_WRITTEN INSTRUCTION_.
Extract, in full, the lines below, beginning at the first and ending with the line that contains "const oddWeeks = weeks.filter(w". Pictures do not belong in the copy.

_SUPPLIED MATERIAL_.

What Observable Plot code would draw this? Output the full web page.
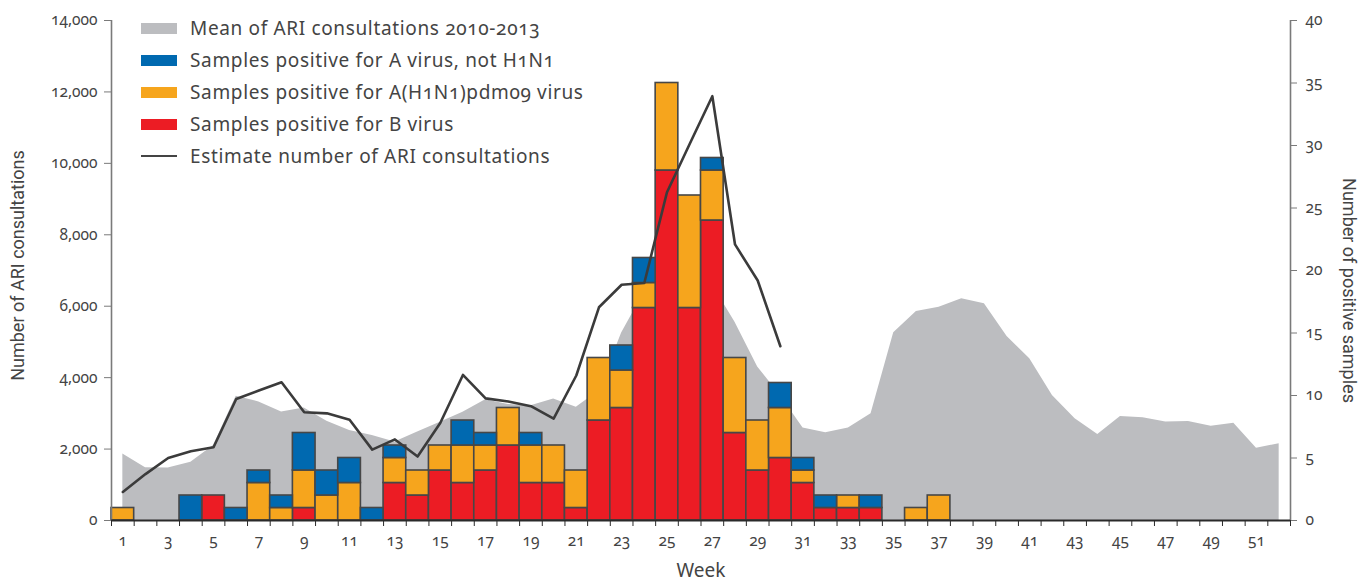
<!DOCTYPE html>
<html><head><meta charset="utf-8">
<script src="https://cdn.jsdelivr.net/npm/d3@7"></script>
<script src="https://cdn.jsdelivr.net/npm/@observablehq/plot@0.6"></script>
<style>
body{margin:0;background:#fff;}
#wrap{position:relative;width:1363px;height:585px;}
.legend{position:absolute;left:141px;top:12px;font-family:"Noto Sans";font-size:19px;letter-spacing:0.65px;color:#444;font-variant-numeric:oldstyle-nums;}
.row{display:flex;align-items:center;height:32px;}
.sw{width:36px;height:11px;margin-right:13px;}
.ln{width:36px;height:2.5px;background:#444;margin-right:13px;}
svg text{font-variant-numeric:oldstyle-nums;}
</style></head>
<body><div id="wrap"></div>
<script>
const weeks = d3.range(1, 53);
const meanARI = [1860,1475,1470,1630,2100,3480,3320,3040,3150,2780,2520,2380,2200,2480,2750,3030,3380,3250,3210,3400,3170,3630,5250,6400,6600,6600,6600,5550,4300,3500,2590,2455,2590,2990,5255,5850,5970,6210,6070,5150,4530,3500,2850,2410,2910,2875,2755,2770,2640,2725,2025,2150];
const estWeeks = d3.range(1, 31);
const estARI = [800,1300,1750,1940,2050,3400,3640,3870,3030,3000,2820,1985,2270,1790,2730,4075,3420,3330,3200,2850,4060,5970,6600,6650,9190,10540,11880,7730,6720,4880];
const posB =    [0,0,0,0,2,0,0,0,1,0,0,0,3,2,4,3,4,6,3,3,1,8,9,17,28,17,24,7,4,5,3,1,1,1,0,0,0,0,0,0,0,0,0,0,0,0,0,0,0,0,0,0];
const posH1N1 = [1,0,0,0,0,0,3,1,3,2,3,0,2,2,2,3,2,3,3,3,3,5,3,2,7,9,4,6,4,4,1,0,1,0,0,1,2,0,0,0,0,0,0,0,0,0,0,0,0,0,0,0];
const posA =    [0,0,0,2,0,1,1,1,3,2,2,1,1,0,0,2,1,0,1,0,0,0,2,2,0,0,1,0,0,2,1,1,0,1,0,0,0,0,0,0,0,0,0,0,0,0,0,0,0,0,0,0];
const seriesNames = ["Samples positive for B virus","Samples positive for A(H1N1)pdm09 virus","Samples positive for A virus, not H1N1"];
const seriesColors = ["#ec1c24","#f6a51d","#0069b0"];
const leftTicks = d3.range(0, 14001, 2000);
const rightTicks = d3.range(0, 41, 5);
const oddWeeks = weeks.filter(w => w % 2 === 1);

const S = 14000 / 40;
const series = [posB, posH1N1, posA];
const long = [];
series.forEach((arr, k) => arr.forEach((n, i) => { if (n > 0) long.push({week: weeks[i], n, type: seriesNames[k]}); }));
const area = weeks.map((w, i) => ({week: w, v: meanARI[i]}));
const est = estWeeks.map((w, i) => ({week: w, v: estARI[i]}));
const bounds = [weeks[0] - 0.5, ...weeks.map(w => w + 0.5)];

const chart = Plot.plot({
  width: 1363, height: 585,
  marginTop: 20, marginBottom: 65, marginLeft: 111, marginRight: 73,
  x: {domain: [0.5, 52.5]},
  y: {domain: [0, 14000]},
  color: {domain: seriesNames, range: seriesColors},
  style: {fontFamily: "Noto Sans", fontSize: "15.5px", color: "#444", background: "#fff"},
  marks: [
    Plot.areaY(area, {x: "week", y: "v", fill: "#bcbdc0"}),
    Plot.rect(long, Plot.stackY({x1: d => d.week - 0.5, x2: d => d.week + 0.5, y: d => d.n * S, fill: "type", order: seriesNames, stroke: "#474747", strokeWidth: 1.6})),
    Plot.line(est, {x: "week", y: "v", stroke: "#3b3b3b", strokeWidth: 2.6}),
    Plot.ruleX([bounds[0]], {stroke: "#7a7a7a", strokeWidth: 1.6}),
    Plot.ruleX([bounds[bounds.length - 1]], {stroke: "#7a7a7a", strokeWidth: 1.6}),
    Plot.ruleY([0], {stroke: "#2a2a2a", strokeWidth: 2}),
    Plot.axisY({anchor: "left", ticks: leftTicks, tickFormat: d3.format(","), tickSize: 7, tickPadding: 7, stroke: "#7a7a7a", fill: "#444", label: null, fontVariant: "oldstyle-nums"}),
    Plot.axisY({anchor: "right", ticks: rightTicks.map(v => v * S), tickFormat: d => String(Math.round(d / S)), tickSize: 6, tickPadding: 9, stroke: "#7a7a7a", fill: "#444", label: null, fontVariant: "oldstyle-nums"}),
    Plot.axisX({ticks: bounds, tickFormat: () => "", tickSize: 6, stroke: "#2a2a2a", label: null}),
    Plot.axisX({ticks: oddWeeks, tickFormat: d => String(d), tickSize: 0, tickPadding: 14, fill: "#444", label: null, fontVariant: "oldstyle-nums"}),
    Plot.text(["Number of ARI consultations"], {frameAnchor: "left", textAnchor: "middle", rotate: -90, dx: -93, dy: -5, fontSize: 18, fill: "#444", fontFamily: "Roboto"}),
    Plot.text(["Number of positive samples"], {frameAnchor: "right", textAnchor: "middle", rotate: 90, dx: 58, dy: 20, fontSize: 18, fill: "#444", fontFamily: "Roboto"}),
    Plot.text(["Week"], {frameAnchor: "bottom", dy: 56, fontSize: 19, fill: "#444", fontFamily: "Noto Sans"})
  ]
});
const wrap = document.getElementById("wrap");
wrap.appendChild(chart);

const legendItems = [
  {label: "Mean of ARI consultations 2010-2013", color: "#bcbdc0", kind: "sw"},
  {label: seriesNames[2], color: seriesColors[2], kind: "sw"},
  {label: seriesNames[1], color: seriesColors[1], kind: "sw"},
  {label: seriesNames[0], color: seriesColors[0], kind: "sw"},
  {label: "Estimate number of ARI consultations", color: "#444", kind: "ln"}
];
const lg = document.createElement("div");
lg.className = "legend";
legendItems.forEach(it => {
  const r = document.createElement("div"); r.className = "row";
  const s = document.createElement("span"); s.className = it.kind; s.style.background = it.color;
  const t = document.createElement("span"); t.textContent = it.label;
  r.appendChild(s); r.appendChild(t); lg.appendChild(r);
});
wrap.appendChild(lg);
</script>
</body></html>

_COMPLETE ANSWER_.
What Observable Plot code would draw this? Output the full web page.
<!DOCTYPE html>
<html><head><meta charset="utf-8">
<script src="https://cdn.jsdelivr.net/npm/d3@7"></script>
<script src="https://cdn.jsdelivr.net/npm/@observablehq/plot@0.6"></script>
<style>
body{margin:0;background:#fff;}
#wrap{position:relative;width:1363px;height:585px;}
.legend{position:absolute;left:141px;top:12px;font-family:"Noto Sans";font-size:19px;letter-spacing:0.65px;color:#444;font-variant-numeric:oldstyle-nums;}
.row{display:flex;align-items:center;height:32px;}
.sw{width:36px;height:11px;margin-right:13px;}
.ln{width:36px;height:2.5px;background:#444;margin-right:13px;}
svg text{font-variant-numeric:oldstyle-nums;}
</style></head>
<body><div id="wrap"></div>
<script>
const weeks = d3.range(1, 53);
const meanARI = [1860,1475,1470,1630,2100,3480,3320,3040,3150,2780,2520,2380,2200,2480,2750,3030,3380,3250,3210,3400,3170,3630,5250,6400,6600,6600,6600,5550,4300,3500,2590,2455,2590,2990,5255,5850,5970,6210,6070,5150,4530,3500,2850,2410,2910,2875,2755,2770,2640,2725,2025,2150];
const estWeeks = d3.range(1, 31);
const estARI = [800,1300,1750,1940,2050,3400,3640,3870,3030,3000,2820,1985,2270,1790,2730,4075,3420,3330,3200,2850,4060,5970,6600,6650,9190,10540,11880,7730,6720,4880];
const posB =    [0,0,0,0,2,0,0,0,1,0,0,0,3,2,4,3,4,6,3,3,1,8,9,17,28,17,24,7,4,5,3,1,1,1,0,0,0,0,0,0,0,0,0,0,0,0,0,0,0,0,0,0];
const posH1N1 = [1,0,0,0,0,0,3,1,3,2,3,0,2,2,2,3,2,3,3,3,3,5,3,2,7,9,4,6,4,4,1,0,1,0,0,1,2,0,0,0,0,0,0,0,0,0,0,0,0,0,0,0];
const posA =    [0,0,0,2,0,1,1,1,3,2,2,1,1,0,0,2,1,0,1,0,0,0,2,2,0,0,1,0,0,2,1,1,0,1,0,0,0,0,0,0,0,0,0,0,0,0,0,0,0,0,0,0];
const seriesNames = ["Samples positive for B virus","Samples positive for A(H1N1)pdm09 virus","Samples positive for A virus, not H1N1"];
const seriesColors = ["#ec1c24","#f6a51d","#0069b0"];
const leftTicks = d3.range(0, 14001, 2000);
const rightTicks = d3.range(0, 41, 5);
const oddWeeks = weeks.filter(w => w % 2 === 1);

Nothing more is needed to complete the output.